QE3 isn't a Guaranteed Cure for Housing Market
In an effort to bring more life back to the U.S. housing market, the Federal Reserve decided recently to initiate a new round of economic stimulus. The big question here though is will it actually help ramp up the housing recovery?
This fourth qualitative easing--or QE3 as it is called--will include the Fed purchasing $40 billion of mortgage-backed securities each month through the end of the year, with an open-ended timeline depending on need.
"These actions... should put downward pressure on longer-term interest rates, support mortgage markets, and help to make broader financial conditions more accommodative," the Fed said in its statement.
There are two potential issues might prevent this plan from being effective. The first is whether or not mortgage interest rates will really fall much further and the second it whether the help will reach underwater homeowners, the segment that is most responsible for holding back the recovery.
Mortgage rates have already been at or near record lows for the entire year. While there is still some room to move downward, it seems banks may not yet be ready to pass on lower rates to their customers.
"Bank of America, Wells, Chase, whomever, have fixed capacity. You can't take in more loans than you can handle," said Matt Vernon, a senior mortgage executive at Bank of America in a Washington Post article, adding that banks are not prepared to receive the rush of applications that would come if they lowered rates further at this time.
Some critics worry that banks are just beefing up their profit margins as the Fed lowers its rate instead of passing the savings onto borrowers.
And even if rates do fall even lower, say into the 3 percent range, will enough homeowners be able to take advantage of them to see any boost in the housing market? It seems that all borrowers who can qualify for low rates have already done so. At the end of the second quarter, about 69 percent of homeowners still had rates above 5 percent and 33 percent had rates above 6 percent, according to mortgage data company CoreLogic, even though average rates on long-term mortgages have been under 4 percent all but one week of this year.

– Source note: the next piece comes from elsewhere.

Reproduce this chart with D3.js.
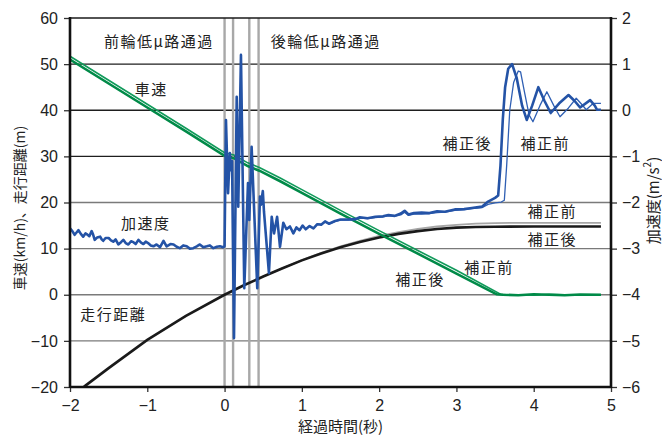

And the stats are more telling for underwater borrowers, or those who owe more than their homes are worth and are generally disqualified from refinancing. Of those homeowners, 84 percent had interest rates on their home loans above 5 percent and roughly had rates even above 6 percent.
Lower rates do little to cure the underwater problem. Currently about a quarter of all homeowners are underwater, leaving them unable to refinance and unable to sell. This is keeping a significant chunk of the housing market populace stuck in their homes.
And there is another segment of borrowers who may not be underwater on their mortgages, but their credit histories have taken a beating in recent years and they are also unable to qualify for lower rates, again limiting the effectiveness of the Fed's plan.
One way QE3 may help is by keeping competition and demand for housing up. Many neighborhoods have seen a sharp decrease in mid-range priced homes, which has created bidding wars. All that competition may lead to more home building.
"When Bernanke talked about giving a boost to the housing market, he was really talking about home building," said Wells Fargo senior economist Mark Vitner. "Inventories are so low today and sales are growing that I think these actions are really meant to improve buying."